RE: "You can observe a lot just by watching."
By DrLudvig on 6/21/2009 6:28:11 PM , Rating: 2
Well, not trying to be a pessimist here, but the thing about the donation not being surgical, but just the hole central line thing, is not quite true in every case.
I recently received a Bone marrow transplant myself, using a donor from the USA (i'm from denmark) and that was done with no less than 42 stings in the hip of the donor (though only 6 external)..
But yeah, in some cases, they can do it IV, but in some cases it has to be done surgical aswell. So i'm just happy my donor agreed to actually being hospitalised for several days, and being stung so many times, because that has to be painfull for him aswell. And i really hope he will sign the papers so i can get in contact with him, because it's no small thing to do!
But wow, i'm kinda glad we have those taxes we have here, which allows me to get this entire treatment at no cost at all, and with all extra expenses being paid by the state..
And for those who are getting a bone marrow transplant, just keep positive! I've had no complications whatsoever since my transplant (+1 year now) so just keep fighting (:
Ps, sorry for my english, as said i'm Danish.

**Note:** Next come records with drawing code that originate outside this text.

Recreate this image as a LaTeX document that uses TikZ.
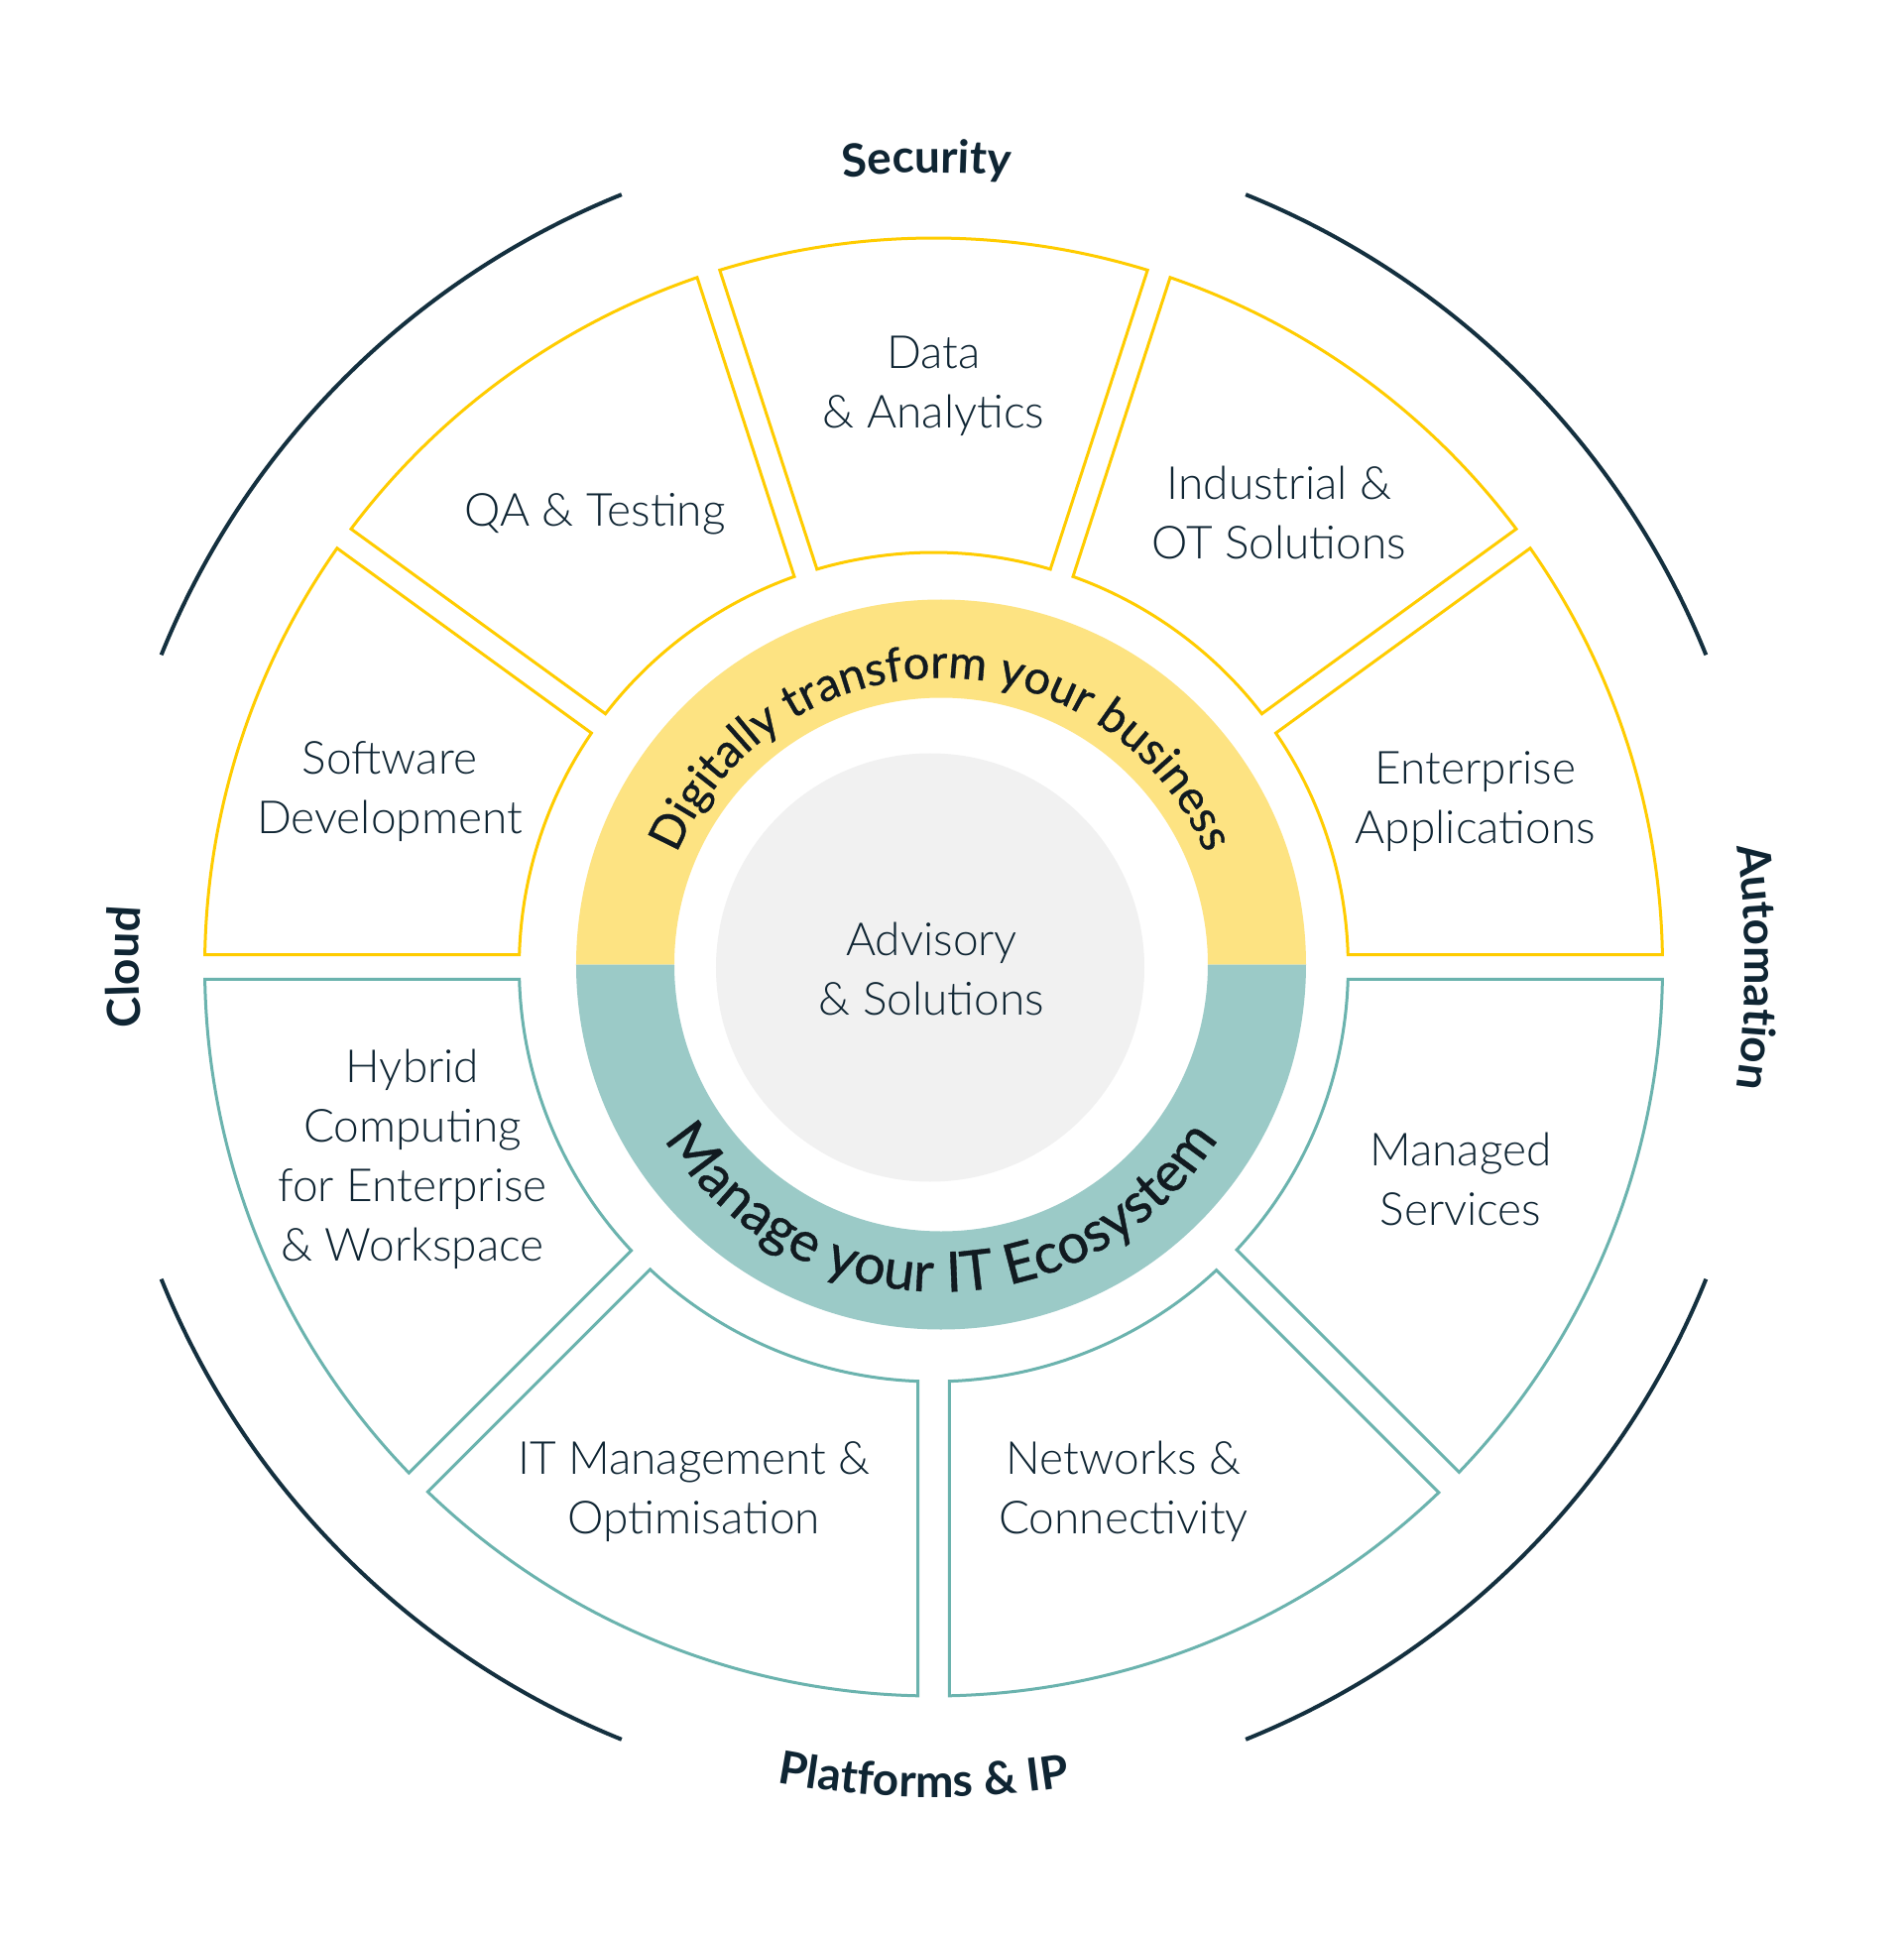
\documentclass[tikz,border=0pt]{standalone}
\usepackage{fontspec}
\setmainfont{Lato}
\newfontfamily\lightfont{Lato Light}
\newfontfamily\bandfamily{Lato}[FakeBold=0.7]
\usetikzlibrary{decorations.text}

\definecolor{navy}{HTML}{0F2533}
\definecolor{arcnavy}{HTML}{14303F}
\definecolor{ystroke}{HTML}{FFCC00}
\definecolor{tstroke}{HTML}{6BB3AE}
\definecolor{yfill}{HTML}{FDE382}
\definecolor{tfill}{HTML}{9BCAC7}
\definecolor{greyfill}{HTML}{F1F1F1}
\definecolor{bandtext}{HTML}{111A20}

\def\segRin{418}
\def\segRout{735}
\newcommand{\segdraw}[5]{%
  \pgfmathsetmacro{\sAi}{#1+asin(#3/\segRin)}%
  \pgfmathsetmacro{\sAo}{#1+asin(#3/\segRout)}%
  \pgfmathsetmacro{\sBo}{#2-asin(#4/\segRout)}%
  \pgfmathsetmacro{\sBi}{#2-asin(#4/\segRin)}%
  \draw[#5] (\sAi:\segRin) -- (\sAo:\segRout)
    arc[start angle=\sAo, end angle=\sBo, radius=\segRout]
    -- (\sBi:\segRin)
    arc[start angle=\sBi, end angle=\sAi, radius=\segRin] -- cycle;
}
\newcommand{\labelfont}{\bfseries\fontsize{23pt}{28pt}\selectfont\color{navy}}
\newcommand{\topbandfont}{\bandfamily\fontsize{23.5pt}{28pt}\selectfont\color{bandtext}}
\newcommand{\botbandfont}{\bandfamily\fontsize{28pt}{32pt}\selectfont\color{bandtext}}

\begin{document}
\begin{tikzpicture}[x=0.5pt,y=0.5pt,
  yseg/.style={draw=ystroke, line width=1.5pt, line join=miter},
  tseg/.style={draw=tstroke, line width=1.5pt, line join=miter},
  outerarc/.style={draw=arcnavy, line width=2pt},
  segtext/.style={font=\lightfont\fontsize{23pt}{30pt}\selectfont, text=navy, align=center, inner sep=0pt},
  curvetext/.style={decorate, decoration={text along path, text align=center, text={#1}}}
]
\useasboundingbox (-941.5,-974) rectangle (978.5,975);
\fill[white] (-941.5,-974) rectangle (978.5,975);

% centre disc
\fill[greyfill] (-3.5,-0.5) circle[radius=216];

% band halves
\fill[yfill] (7.5+368,2.5) arc[start angle=0, end angle=180, radius=368]
  -- (7.5-269,2.5) arc[start angle=180, end angle=0, radius=269] -- cycle;
\fill[tfill] (7.5-368,2.5) arc[start angle=180, end angle=360, radius=368]
  -- (7.5+269,2.5) arc[start angle=360, end angle=180, radius=269] -- cycle;

% band texts
\path[curvetext={|\topbandfont|Digitally transform your business}]
  (7.5-289,2.5) arc[start angle=180, end angle=0, radius=289];
\path[curvetext={|\botbandfont|Manage your IT Ecosystem}]
  (7.5-330,2.5) arc[start angle=180, end angle=360, radius=330];

% segments (upper, yellow)
\segdraw{0}{36}{12.5}{12}{yseg}
\segdraw{36}{72}{12}{12}{yseg}
\segdraw{72}{108}{12}{12}{yseg}
\segdraw{108}{144}{12}{12}{yseg}
\segdraw{144}{180}{12}{12.5}{yseg}
% segments (lower, teal)
\segdraw{180}{225}{12.5}{13.5}{tseg}
\segdraw{225}{270}{13.5}{16}{tseg}
\segdraw{270}{315}{16}{14.5}{tseg}
\segdraw{315}{360}{14.5}{12.5}{tseg}

% outer arcs
\draw[outerarc] (22:840) arc[start angle=22, end angle=68, radius=840];
\draw[outerarc] (112:840) arc[start angle=112, end angle=158, radius=840];
\draw[outerarc] (202:840) arc[start angle=202, end angle=248, radius=840];
\draw[outerarc] (292:840) arc[start angle=292, end angle=338, radius=840];

% outer labels
\path[curvetext={|\labelfont|Security}]
  (180.5:801) arc[start angle=180.5, end angle=0.5, radius=801];
\path[curvetext={|\labelfont|Platforms {\&} IP}]
  (179.3:837) arc[start angle=179.3, end angle=359.3, radius=837];
\path[curvetext={|\labelfont|Automation}]
  (90:818.5) arc[start angle=90, end angle=-90, radius=818.5];
\path[curvetext={|\labelfont|Cloud}]
  (270:801.5) arc[start angle=270, end angle=90, radius=801.5];

% segment texts
\node[segtext] (data) at (0,586) {Data\\\& Analytics};
\node[segtext] (qa) at (-341.5,457) {QA \& Testing};
\node[segtext] (ind) at (348.5,458) {Industrial \&\\OT Solutions};
\node[segtext] (ent) at (546.5,167) {Enterprise\\Applications};
\node[segtext] (soft) at (-548.5,177) {Software\\Development};
\node[segtext] (hyb) at (-525.5,-194) {Hybrid\\Computing\\for Enterprise\\\& Workspace};
\node[segtext] (itm) at (-241.5,-529) {IT Management \&\\Optimisation};
\node[segtext] (net) at (191.5,-529) {Networks \&\\Connectivity};
\node[segtext] (man) at (531.5,-214) {Managed\\Services};
\node[segtext] (adv) at (-2,-2) {Advisory\\\& Solutions};
\end{tikzpicture}
\end{document}
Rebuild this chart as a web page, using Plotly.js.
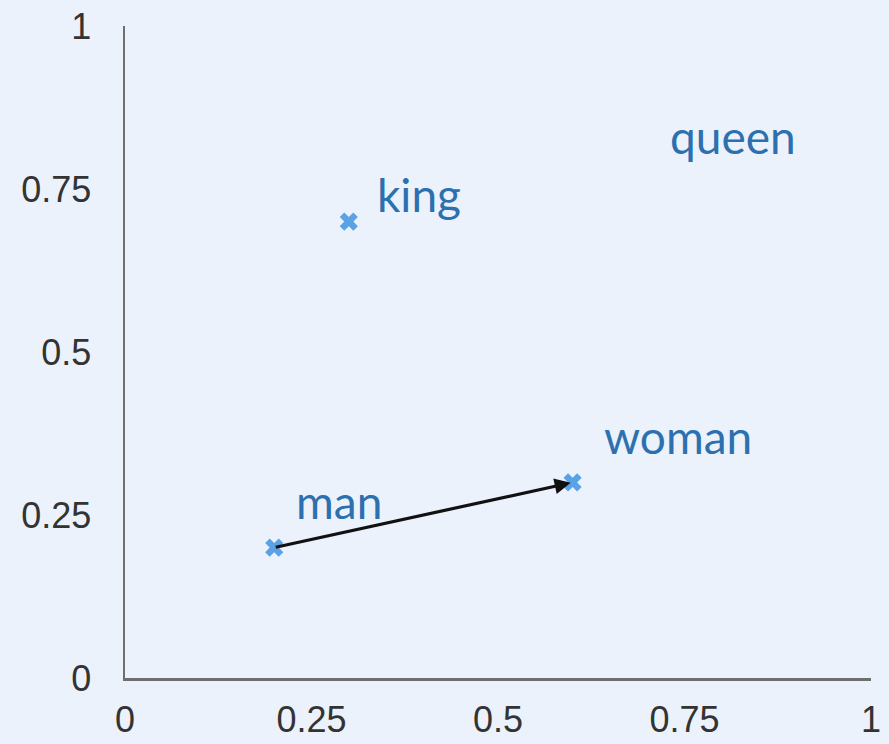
<!DOCTYPE html>
<html>
<head>
<meta charset="utf-8">
<script src="https://cdn.plot.ly/plotly-3.0.1.min.js"></script>
<style>html,body{margin:0;padding:0;background:#ebf2fb;}</style>
</head>
<body>
<div id="chart" style="width:889px;height:744px;"></div>
<script>
// Word-vector points (markers)
const pointWords = ["king", "man", "woman"];
const pointX = [0.3, 0.2, 0.6];
const pointY = [0.7, 0.2, 0.3];

// Word labels (queen has a label only)
const labelWords = ["king", "man", "woman", "queen"];
const labelX = [0.394, 0.287, 0.741, 0.815];
const labelY = [0.742, 0.270, 0.371, 0.830];

// Arrow: man -> woman
const arrowFrom = {x: 0.2, y: 0.2};
const arrowTo = {x: 0.6, y: 0.3};

const tickVals = [0, 0.25, 0.5, 0.75, 1];
const tickText = ["0", "0.25", "0.5", "0.75", "1"];

const markerTrace = {
  type: "scatter", mode: "markers",
  x: pointX, y: pointY, text: pointWords,
  marker: {symbol: "x", size: 16, color: "#5aa2e6", line: {width: 0}},
  hoverinfo: "text", showlegend: false, cliponaxis: false
};

const annotations = labelWords.map((w, i) => ({
  x: labelX[i], y: labelY[i], xref: "x", yref: "y",
  text: w, showarrow: false,
  font: {family: "Lato, 'Open Sans', sans-serif", size: 46, color: "#2d70b0"}
}));
annotations.push({
  x: arrowTo.x, y: arrowTo.y, ax: arrowFrom.x, ay: arrowFrom.y,
  xref: "x", yref: "y", axref: "x", ayref: "y",
  text: "", showarrow: true, arrowhead: 2, arrowsize: 1, arrowwidth: 3.2,
  arrowcolor: "#111111", standoff: 2, startstandoff: 0
});

const axisCommon = {
  range: [0, 1], tickvals: tickVals, ticktext: tickText,
  showgrid: false, zeroline: false, showline: true,
  linecolor: "#6e6e6e", linewidth: 2.5,
  ticks: "outside", tickcolor: "rgba(0,0,0,0)",
  tickfont: {family: "'Liberation Sans', Arial, sans-serif", size: 36, color: "#333333"},
  fixedrange: true
};

const layout = {
  width: 889, height: 744,
  margin: {l: 125, r: 18, t: 26, b: 66},
  paper_bgcolor: "#ebf2fb", plot_bgcolor: "#ebf2fb",
  xaxis: Object.assign({}, axisCommon, {ticklen: 8}),
  yaxis: Object.assign({}, axisCommon, {ticklen: 24}),
  annotations: annotations,
  showlegend: false
};

Plotly.newPlot("chart", [markerTrace], layout, {displayModeBar: false, staticPlot: true});
</script>
</body>
</html>
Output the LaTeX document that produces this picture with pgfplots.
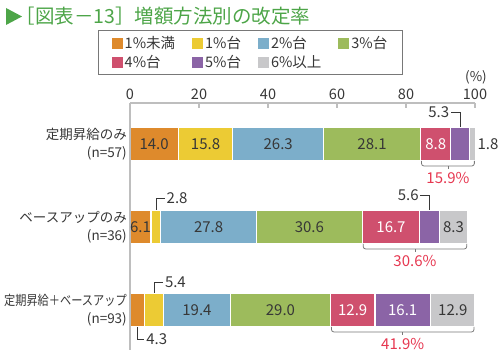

By ChristopherO on 6/21/2009 11:00:11 PM , Rating: 2
Congrats on your continued health... I'm glad to hear all went well! True, surgical donations still occur, but here in the US it seems to be an exception and almost everything allogeneic is done by stem cells (a lot of things can require marrow donation, so every disease might be different). I don't know the percentages off the top of my head but they did say that surgical procedures can still occur when needed.

The stem cell route (if I understand) for the donor is 6 days of GCSF shots (Neupogen), central line, then stem cell extraction via IV filtering (like platelet donation), then remove the line. The doctors might have simplified the process for me since I have "my own issues" (so to speak)... I'm grateful someone is doing it, and I am just trying to focus on what I need to get through. I hope she signs the forms because it would be really interesting to share experiences.

Also, good luck getting donor permission! I think I would go nuts if someone saved my life and I couldn't thank them.